It spreads out in the Mandrolisai region at the foot of Mt Mungianeddu, which protects it. Tonara is a town south-west of the parco del Gennargentu, one of the highest of the island at an altitude of between 800 and 900 metres. It gets its name from the toni and toneri, the calcareous rock on which it sits. The town came about from the fusion of the ancient subdivisions of Arasulè, Teliseri and Toneri, and it has narrow streets onto which the wooden balconies of the stone houses look out. The three original areas were later joined by the new su Pranu residential area and today the town boasts some two thousand inhabitants. One of the important houses to visit is the grand Casa Porru, once a prison and now a museum of ethnography and ancient trades.

Tonara is also one of Sardinia’s greenest towns, surrounded by woods dense with ancient stands of chestnut, walnut and hazel nut trees. Various trails lead hikers, mountain bikers and horseback riders out of town to explore the highest peaks. The undergrowth is rich with mushrooms like ovolos (Caesar) and black porcini. The nuts that fill the town’s celebrated artisanal production of torrone (nougat) come from these woods. Torrone is also the focus of the town’s best-loved annual event: the sagra del Torrone festival, which started in 1979. It takes place every year on Easter Monday and features folk song and dance. The festival includes a competition wherein artisans compete making cow bells (sonaggias and pittiolos). Other traditional crafts include rugs and tapestries, as well as the many items carved from chestnut, the local symbol. Among its more famous sons is the poet Peppino Mereu (1872-1901), after whom a literary prize awarded in late July is named.

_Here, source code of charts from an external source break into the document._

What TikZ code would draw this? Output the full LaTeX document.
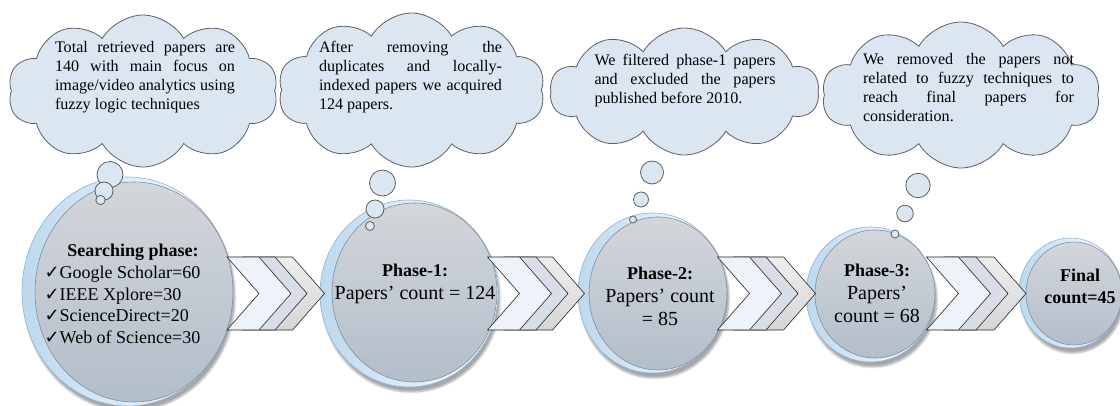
\documentclass[tikz,border=0pt]{standalone}
\usepackage{fontspec}
\setmainfont{Liberation Serif}
\newfontfamily\symfont{DejaVu Sans}
\usetikzlibrary{shapes.geometric, shapes.symbols, positioning, shadows.blur}
\definecolor{cloudfill}{HTML}{DCE6F2}
\definecolor{cloudline}{HTML}{5F5F5F}
\definecolor{rimblue}{HTML}{BDD8EE}
\definecolor{rimline}{HTML}{8DB3D5}
\definecolor{facetop}{HTML}{D3D6DA}
\definecolor{facebot}{HTML}{B3BECA}
\definecolor{faceline}{HTML}{7C90A6}
\definecolor{chevA}{HTML}{EEF2F9}
\definecolor{chevB}{HTML}{D8DEE7}
\definecolor{chevCtop}{HTML}{EEEEEE}
\definecolor{chevCbot}{HTML}{D6D6D6}
\definecolor{chevline}{HTML}{262626}
\newcommand{\cloudpar}[2]{\parbox{#1}{\hyphenpenalty=10000\relax #2}}
\tikzset{
  cloudbox/.style={cloud, cloud puffs=10, cloud puff arc=120, cloud ignores aspect,
                   draw=cloudline, fill=cloudfill, line width=0.8pt, inner sep=0pt},
  cloudtext/.style={inner sep=0pt, font=\fontsize{16.1}{19}\selectfont},
  bubble/.style={circle, draw=cloudline, fill=cloudfill, line width=0.8pt, inner sep=0pt},
  discrim/.style={ellipse, draw=rimline, line width=0.6pt, inner sep=0pt,
                  left color=rimblue, right color=white,
                  blur shadow={shadow xshift=2pt, shadow yshift=-5pt,
                               shadow blur steps=6, shadow opacity=35}},
  discface/.style={ellipse, draw=faceline, line width=0.6pt, inner sep=0pt,
                   top color=facetop, bottom color=facebot},
  disctext/.style={align=center, inner sep=0pt, font=\fontsize{20}{23}\selectfont},
  disctitle/.style={font=\fontsize{18}{22}\selectfont\bfseries},
  chev/.style={signal, signal to=east, signal from=west, signal pointer angle=97.5,
               draw=chevline, line width=0.6pt, minimum height=73pt, inner sep=0pt},
  chevfront/.style={chev, fill=chevA},
  chevmid/.style={chev, fill=chevB},
  chevback/.style={chev, top color=chevCtop, bottom color=chevCbot},
}

\begin{document}
\begin{tikzpicture}[x=1pt, y=-1pt]
  \useasboundingbox (0,0) rectangle (1120,406);

  % thought clouds
  \node[cloudbox, minimum width=270pt, minimum height=152pt] (c1) at (143,91) {};
  \node[cloudbox, minimum width=267pt, minimum height=154pt] (c2) at (411.5,90) {};
  \node[cloudbox, minimum width=269pt, minimum height=127pt] (c3) at (684.5,91.5) {};
  \node[cloudbox, minimum width=278pt, minimum height=146pt] (c4) at (961,95) {};

  \node[cloudtext] (c1txt) at (145,77.5)
    {\cloudpar{180pt}{Total retrieved papers are\linebreak 140 with main focus on\linebreak image/video analytics using\linebreak fuzzy logic techniques}};
  \node[cloudtext] (c2txt) at (410.5,77)
    {\cloudpar{183pt}{After removing the\linebreak duplicates and locally-\linebreak indexed papers we acquired\linebreak 124 papers.}};
  \node[cloudtext] (c3txt) at (685,81)
    {\cloudpar{181pt}{We filtered phase-1 papers\linebreak and excluded the papers\linebreak published before 2010.}};
  \node[cloudtext] (c4txt) at (968.5,88)
    {\cloudpar{211pt}{We removed the papers not\linebreak related to fuzzy techniques to\linebreak reach final papers for\linebreak consideration.}};

  % discs
  \node[discrim, minimum width=211pt, minimum height=229pt] (d1rim) at (127.5,291.5) {};
  \node[discface, minimum width=198pt, minimum height=220pt] (d1) at (134,292) {};
  \node[discrim, minimum width=178pt, minimum height=187pt] (d2rim) at (409,293.5) {};
  \node[discface, minimum width=165pt, minimum height=179pt] (d2) at (414.5,292.5) {};
  \node[discrim, minimum width=149pt, minimum height=160pt] (d3rim) at (652.5,293) {};
  \node[discface, minimum width=138pt, minimum height=153pt] (d3) at (658,293.5) {};
  \node[discrim, minimum width=129pt, minimum height=135pt] (d4rim) at (870.5,294.5) {};
  \node[discface, minimum width=120pt, minimum height=128pt] (d4) at (875,294) {};
  \node[discrim, minimum width=103pt, minimum height=110pt] (d5rim) at (1070.5,293) {};
  \node[discface, minimum width=96pt, minimum height=103pt] (d5) at (1074,293.5) {};

  \node[disctitle] (d1title) at (133,252) {Searching phase:};
  \node[align=left, inner sep=0pt, font=\fontsize{18}{21.5}\selectfont] (d1list) at (122.5,305)
    {{\symfont ✓}Google Scholar=60\\{\symfont ✓}IEEE Xplore=30\\
     {\symfont ✓}ScienceDirect=20\\{\symfont ✓}Web of Science=30};
  \node[disctext] (d2txt) at (415,284)
    {{\fontsize{18}{23}\selectfont\bfseries Phase-1:}\\Papers’ count = 124};
  \node[disctext] (d3txt) at (660,296)
    {{\fontsize{18}{23}\selectfont\bfseries Phase-2:}\\Papers’ count\\= 85};
  \node[disctext] (d4txt) at (877,293.5)
    {{\fontsize{18}{23}\selectfont\bfseries Phase-3:}\\Papers’\\count = 68};
  \node[disctext, font=\fontsize{18}{22}\selectfont\bfseries] (d5txt) at (1080,286)
    {Final\\count=45};

  % chevrons between discs
  \node[chevback,  minimum width=55pt] (g1c) at (292.5,293.5) {};
  \node[chevmid,   minimum width=44pt] (g1b) at (275,293.5) {};
  \node[chevfront, minimum width=52pt] (g1a) at (259,293.5) {};
  \node[chevback,  minimum width=45pt] (g2c) at (552.5,293.5) {};
  \node[chevmid,   minimum width=52pt] (g2b) at (536,293.5) {};
  \node[chevfront, minimum width=45pt] (g2a) at (519.5,293.5) {};
  \node[chevback,  minimum width=47pt] (g3c) at (783.5,293.5) {};
  \node[chevmid,   minimum width=52pt] (g3b) at (766,293.5) {};
  \node[chevfront, minimum width=45pt] (g3a) at (749.5,293.5) {};
  \node[chevback,  minimum width=48pt] (g4c) at (994,293.5) {};
  \node[chevmid,   minimum width=52pt] (g4b) at (976,293.5) {};
  \node[chevfront, minimum width=47pt] (g4a) at (958.5,293.5) {};

  % thought bubbles from clouds down to discs
  \foreach \bx/\by/\br/\bn in {110/174.5/13/b11, 104/191/9/b12, 100.5/200/4.7/b13,
                                382.5/183/13/b21, 375/209/9/b22, 370/226/4.5/b23,
                                652/172.5/11.5/b31, 641/199.5/7.5/b32, 633/219.5/3.5/b33,
                                918/185.5/12.2/b41, 905/213.5/8.3/b42, 895/234/4/b43}
    \node[bubble, minimum size=2*\br pt] (\bn) at (\bx,\by) {};
\end{tikzpicture}
\end{document}
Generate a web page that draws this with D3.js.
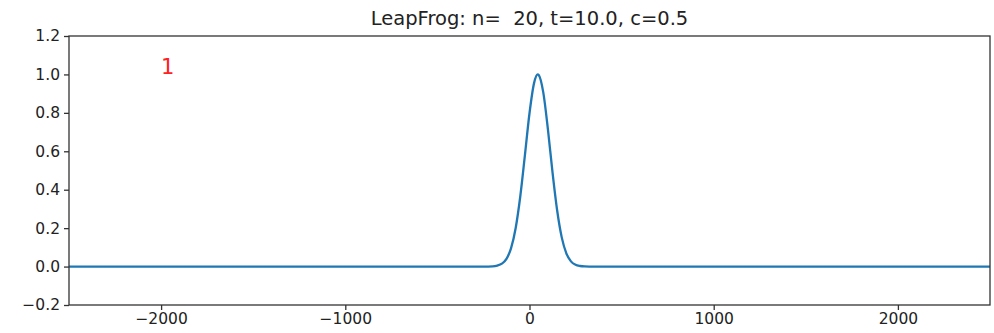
<!DOCTYPE html>
<html>
<head>
<meta charset="utf-8">
<script src="https://cdn.jsdelivr.net/npm/d3@7"></script>
<style>
	body { margin: 0; background: #fff; }
	svg { display: block; font-family: "DejaVu Sans", sans-serif; }
</style>
</head>
<body>
<div id="myChart"></div>
<script>
// wave profile (x position, amplitude)
var xs = [-2500, -300, -250, -200, -175, -150, -125, -100, -75, -50, -25, 0, 25, 45, 50, 75, 100, 125, 150, 175, 200, 225, 250, 275, 300, 350, 2500];
var us = [0, 0, 0, 0.001, 0.005, 0.015, 0.040, 0.096, 0.201, 0.366, 0.579, 0.798, 0.956, 1.0, 0.997, 0.905, 0.714, 0.490, 0.293, 0.152, 0.069, 0.027, 0.009, 0.003, 0.001, 0, 0];

var xTicks = [-2000, -1000, 0, 1000, 2000];
var yTicks = [-0.2, 0.0, 0.2, 0.4, 0.6, 0.8, 1.0, 1.2];
var titleText = 'LeapFrog: n=  20, t=10.0, c=0.5';
var stepLabel = '1';

function plotWave() {
	var width = 994, height = 333;
	var margin = {left: 69, top: 36, right: 4, bottom: 28};

	var svg = d3.select('#myChart')
		.append('svg')
		.attr('width', width)
		.attr('height', height);

	var x = d3.scaleLinear()
		.domain([-2500, 2500])
		.range([margin.left, width - margin.right]);
	var y = d3.scaleLinear()
		.domain([-0.2, 1.2])
		.range([height - margin.bottom, margin.top]);

	// the curve
	var data = xs.map(function (d, i) { return [d, us[i]]; });
	var line = d3.line()
		.curve(d3.curveMonotoneX)
		.x(function (d) { return x(d[0]); })
		.y(function (d) { return y(d[1]); });

	svg.append('path')
		.datum(data)
		.attr('d', line)
		.attr('fill', 'none')
		.attr('stroke', '#1f77b4')
		.attr('stroke-width', 2.3)
		.attr('stroke-linejoin', 'round');

	// frame
	svg.append('rect')
		.attr('x', x(-2500))
		.attr('y', y(1.2))
		.attr('width', x(2500) - x(-2500))
		.attr('height', y(-0.2) - y(1.2))
		.attr('fill', 'none')
		.attr('stroke', '#333')
		.attr('stroke-width', 1.3);

	var xAxis = svg.append('g')
		.attr('transform', 'translate(0,' + y(-0.2) + ')')
		.call(d3.axisBottom(x).tickValues(xTicks).tickSize(5).tickPadding(3)
			.tickFormat(function (d) { return d < 0 ? '\u2212' + Math.abs(d) : d; }));
	var yAxis = svg.append('g')
		.attr('transform', 'translate(' + x(-2500) + ',0)')
		.call(d3.axisLeft(y).tickValues(yTicks).tickSize(5).tickPadding(4)
			.tickFormat(function (d) { return (d < 0 ? '\u2212' : '') + Math.abs(d).toFixed(1); }));

	[xAxis, yAxis].forEach(function (g) {
		g.select('.domain').remove();
		g.selectAll('line').attr('stroke', '#333').attr('stroke-width', 1.3);
		g.selectAll('text')
			.attr('fill', '#222')
			.style('font-size', '15.5px')
			.style('font-family', '"DejaVu Sans", sans-serif');
	});

	svg.append('text')
		.attr('x', (x(-2500) + x(2500)) / 2)
		.attr('y', 25)
		.attr('text-anchor', 'middle')
		.attr('fill', '#222')
		.style('font-size', '19.5px')
		.style('white-space', 'pre')
		.text(titleText);

	svg.append('text')
		.attr('x', x(-2000))
		.attr('y', y(1.0))
		.attr('fill', '#ff2020')
		.style('font-size', '21px')
		.text(stepLabel);
}

plotWave();
</script>
</body>
</html>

The area around town is dotted with pre-Nuragic remains, like the funerary cave of Pitzu e’ Toni and the domus de Janas at Is Forreddos (3200-3000 BCE), which comprises three connecting rooms. A variety of Nuragic settlements date to successive periods and include the remains of su Nuratze. The oldest churches are the XVI century Church of Sant’Antonio, which boasts priceless wall paintings, and the Church of Santa Maria (1607) in the Arasulè district. The Church of Sant’Anastasia was actually older, constructed between the late XIII and early XIV century, but it’s construction material was used in the XIX century to rebuild what is now the Church of San Gabriele. The patron saint is celebrated on 3 August and festivities include a procession in the traditional costumes the locals pride themselves on. The lady’s dresses are beautifully made of richly decorated precious fabrics in bright colours, while the men are clad in white linen and dark wool outfits, with the traditional berretta longa on their heads.